_WHAT IS BEING ASKED_: Transcribe the listing in full, excluding any pictures.

_RECORDED DATA_:
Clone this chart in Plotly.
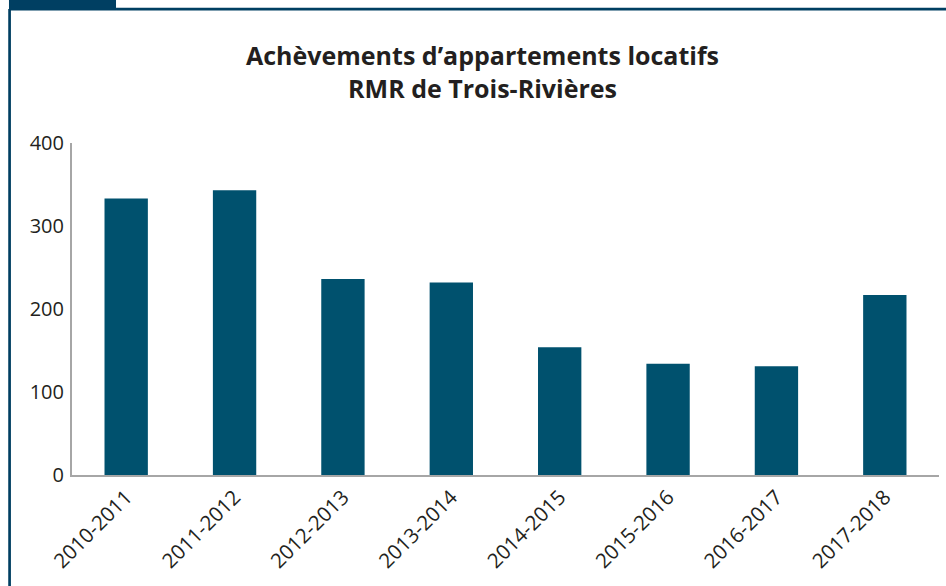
import plotly.graph_objects as go

categories = ["2010-2011", "2011-2012", "2012-2013", "2013-2014",
              "2014-2015", "2015-2016", "2016-2017", "2017-2018"]
values = [333, 343, 236, 232, 154, 134, 131, 217]
y_ticks = [0, 100, 200, 300, 400]

W, H = 946, 586
L, R, T, B = 72, 7.3, 143, 111.3
PW, PH = W - L - R, H - T - B

def px(x):
    return (x - L) / PW

def py(y):
    return (H - B - y) / PH

BAR = "#00516E"
DARK = "#003F62"
FONT = "'Open Sans', Lato, sans-serif"

fig = go.Figure(go.Bar(x=categories, y=values, marker_color=BAR,
                       marker_line_width=0))

shapes = [
    dict(type="rect", xref="paper", yref="paper", x0=px(9), x1=px(116),
         y0=py(0), y1=py(10.5), fillcolor=DARK, line_width=0, layer="above"),
    dict(type="line", xref="paper", yref="paper", x0=px(116), x1=px(946),
         y0=py(9.3), y1=py(9.3), line=dict(color=DARK, width=2.7)),
    dict(type="line", xref="paper", yref="paper", x0=px(9.6), x1=px(9.6),
         y0=py(9), y1=py(586), line=dict(color=DARK, width=2.7)),
]

fig.update_layout(
    width=W, height=H,
    margin=dict(l=L, r=R, t=T, b=B, pad=0),
    paper_bgcolor="white", plot_bgcolor="white",
    bargap=0.6,
    showlegend=False,
    shapes=shapes,
    font=dict(family=FONT, color="#231F20", size=20),
    annotations=[dict(
        text="<b>Achèvements d’appartements locatifs<br>RMR de Trois-Rivières</b>",
        xref="paper", yref="paper", x=px(482), y=py(72), xanchor="center",
        yanchor="middle", showarrow=False,
        font=dict(family=FONT, size=25, color="#231F20"))],
)
fig.update_xaxes(showline=True, linecolor="#A6A6A6", linewidth=2,
                 ticks="", tickangle=-45, tickfont=dict(size=20.5),
                 showgrid=False)
fig.update_yaxes(range=[0, 400], tickvals=y_ticks, showline=True,
                 linecolor="#A6A6A6", linewidth=2, ticks="",
                 showgrid=False, zeroline=False, tickfont=dict(size=20),
                 ticklabelstandoff=2)

fig.write_html("out.html", config={"displayModeBar": False},
               post_script="document.body.style.margin='0';document.body.style.padding='0';")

_REPLY_:
Clone this chart in Plotly.
import plotly.graph_objects as go

categories = ["2010-2011", "2011-2012", "2012-2013", "2013-2014",
              "2014-2015", "2015-2016", "2016-2017", "2017-2018"]
values = [333, 343, 236, 232, 154, 134, 131, 217]
y_ticks = [0, 100, 200, 300, 400]

W, H = 946, 586
L, R, T, B = 72, 7.3, 143, 111.3
PW, PH = W - L - R, H - T - B

def px(x):
    return (x - L) / PW

def py(y):
    return (H - B - y) / PH

BAR = "#00516E"
DARK = "#003F62"
FONT = "'Open Sans', Lato, sans-serif"

fig = go.Figure(go.Bar(x=categories, y=values, marker_color=BAR,
                       marker_line_width=0))

shapes = [
    dict(type="rect", xref="paper", yref="paper", x0=px(9), x1=px(116),
         y0=py(0), y1=py(10.5), fillcolor=DARK, line_width=0, layer="above"),
    dict(type="line", xref="paper", yref="paper", x0=px(116), x1=px(946),
         y0=py(9.3), y1=py(9.3), line=dict(color=DARK, width=2.7)),
    dict(type="line", xref="paper", yref="paper", x0=px(9.6), x1=px(9.6),
         y0=py(9), y1=py(586), line=dict(color=DARK, width=2.7)),
]

fig.update_layout(
    width=W, height=H,
    margin=dict(l=L, r=R, t=T, b=B, pad=0),
    paper_bgcolor="white", plot_bgcolor="white",
    bargap=0.6,
    showlegend=False,
    shapes=shapes,
    font=dict(family=FONT, color="#231F20", size=20),
    annotations=[dict(
        text="<b>Achèvements d’appartements locatifs<br>RMR de Trois-Rivières</b>",
        xref="paper", yref="paper", x=px(482), y=py(72), xanchor="center",
        yanchor="middle", showarrow=False,
        font=dict(family=FONT, size=25, color="#231F20"))],
)
fig.update_xaxes(showline=True, linecolor="#A6A6A6", linewidth=2,
                 ticks="", tickangle=-45, tickfont=dict(size=20.5),
                 showgrid=False)
fig.update_yaxes(range=[0, 400], tickvals=y_ticks, showline=True,
                 linecolor="#A6A6A6", linewidth=2, ticks="",
                 showgrid=False, zeroline=False, tickfont=dict(size=20),
                 ticklabelstandoff=2)

fig.write_html("out.html", config={"displayModeBar": False},
               post_script="document.body.style.margin='0';document.body.style.padding='0';")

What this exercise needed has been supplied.